→ Excerpted data
————

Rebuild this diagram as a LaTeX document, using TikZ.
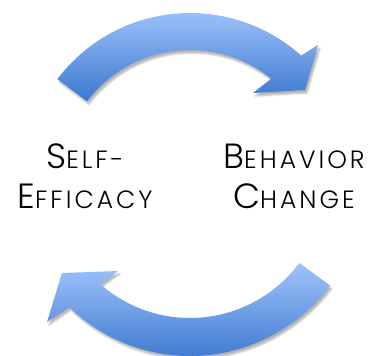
\documentclass[tikz,border=0pt]{standalone}
\usepackage{fontspec}
\usetikzlibrary{calc, shadows.blur}
\newfontfamily\cyclefont[LetterSpace=12]{Poppins Light}
\definecolor{arrowlight}{RGB}{160,196,252}
\definecolor{arrowdark}{RGB}{60,120,206}
% first letter large, the rest as small capitals
\newcommand\scword[2]{{\fontsize{35}{40}\selectfont #1}{\fontsize{25}{40}\selectfont #2}}

\begin{document}
\begin{tikzpicture}[
        x=1pt, y=1pt,
        arrowbody/.style={top color=arrowlight, bottom color=arrowdark, draw=none,
            blur shadow={shadow xshift=2pt, shadow yshift=-3pt, shadow blur steps=6, shadow opacity=30}},
        cyclelabel/.style={align=center, font=\cyclefont\fontsize{25}{40}\selectfont, inner sep=0pt},
    ]
    \useasboundingbox (0,0) rectangle (373,356);

    % ===== Upper arrow (left to right) =====
    \coordinate (TC) at (190,177);
    \path[arrowbody] ($(TC)+(143:166)$) arc[start angle=143, end angle=48, radius=166]
        -- (318,311) -- (305,266) -- (253,263)
        -- ($(TC)+(51:129)$) arc[start angle=51, end angle=143, radius=129] -- cycle;

    % ===== Lower arrow (right to left) =====
    \coordinate (BC) at (190,174);
    \path[arrowbody] ($(BC)+(-36.5:174)$) arc[start angle=-36.5, end angle=-134, radius=174]
        -- (47,34) -- (62,83) -- (118,85)
        -- ($(BC)+(-131.4:136)$) arc[start angle=-131.4, end angle=-36.5, radius=136] -- cycle;

    % ===== Labels =====
    \node[cyclelabel] (SE) at (85,180) {\scword{S}{ELF-}\\\scword{E}{FFICACY}};
    \node[cyclelabel] (BH) at (294,180) {\scword{B}{EHAVIOR}\\\scword{C}{HANGE}};

\end{tikzpicture}
\end{document}
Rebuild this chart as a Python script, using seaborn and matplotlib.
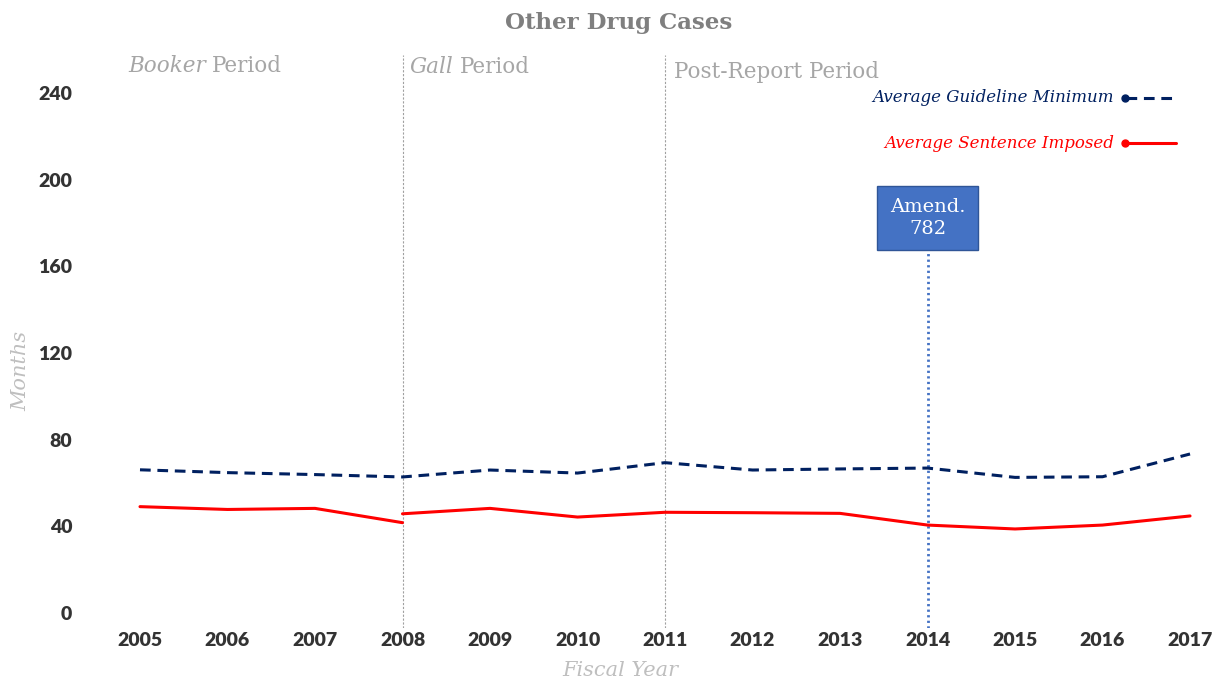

————

→ What to produce
Drop the images and quote the entries word for word.

→ Correct answer
Rebuild this diagram as a LaTeX document, using TikZ.
\documentclass[tikz,border=0pt]{standalone}
\usepackage{fontspec}
\usetikzlibrary{calc, shadows.blur}
\newfontfamily\cyclefont[LetterSpace=12]{Poppins Light}
\definecolor{arrowlight}{RGB}{160,196,252}
\definecolor{arrowdark}{RGB}{60,120,206}
% first letter large, the rest as small capitals
\newcommand\scword[2]{{\fontsize{35}{40}\selectfont #1}{\fontsize{25}{40}\selectfont #2}}

\begin{document}
\begin{tikzpicture}[
        x=1pt, y=1pt,
        arrowbody/.style={top color=arrowlight, bottom color=arrowdark, draw=none,
            blur shadow={shadow xshift=2pt, shadow yshift=-3pt, shadow blur steps=6, shadow opacity=30}},
        cyclelabel/.style={align=center, font=\cyclefont\fontsize{25}{40}\selectfont, inner sep=0pt},
    ]
    \useasboundingbox (0,0) rectangle (373,356);

    % ===== Upper arrow (left to right) =====
    \coordinate (TC) at (190,177);
    \path[arrowbody] ($(TC)+(143:166)$) arc[start angle=143, end angle=48, radius=166]
        -- (318,311) -- (305,266) -- (253,263)
        -- ($(TC)+(51:129)$) arc[start angle=51, end angle=143, radius=129] -- cycle;

    % ===== Lower arrow (right to left) =====
    \coordinate (BC) at (190,174);
    \path[arrowbody] ($(BC)+(-36.5:174)$) arc[start angle=-36.5, end angle=-134, radius=174]
        -- (47,34) -- (62,83) -- (118,85)
        -- ($(BC)+(-131.4:136)$) arc[start angle=-131.4, end angle=-36.5, radius=136] -- cycle;

    % ===== Labels =====
    \node[cyclelabel] (SE) at (85,180) {\scword{S}{ELF-}\\\scword{E}{FFICACY}};
    \node[cyclelabel] (BH) at (294,180) {\scword{B}{EHAVIOR}\\\scword{C}{HANGE}};

\end{tikzpicture}
\end{document}
Rebuild this chart as a Python script, using seaborn and matplotlib.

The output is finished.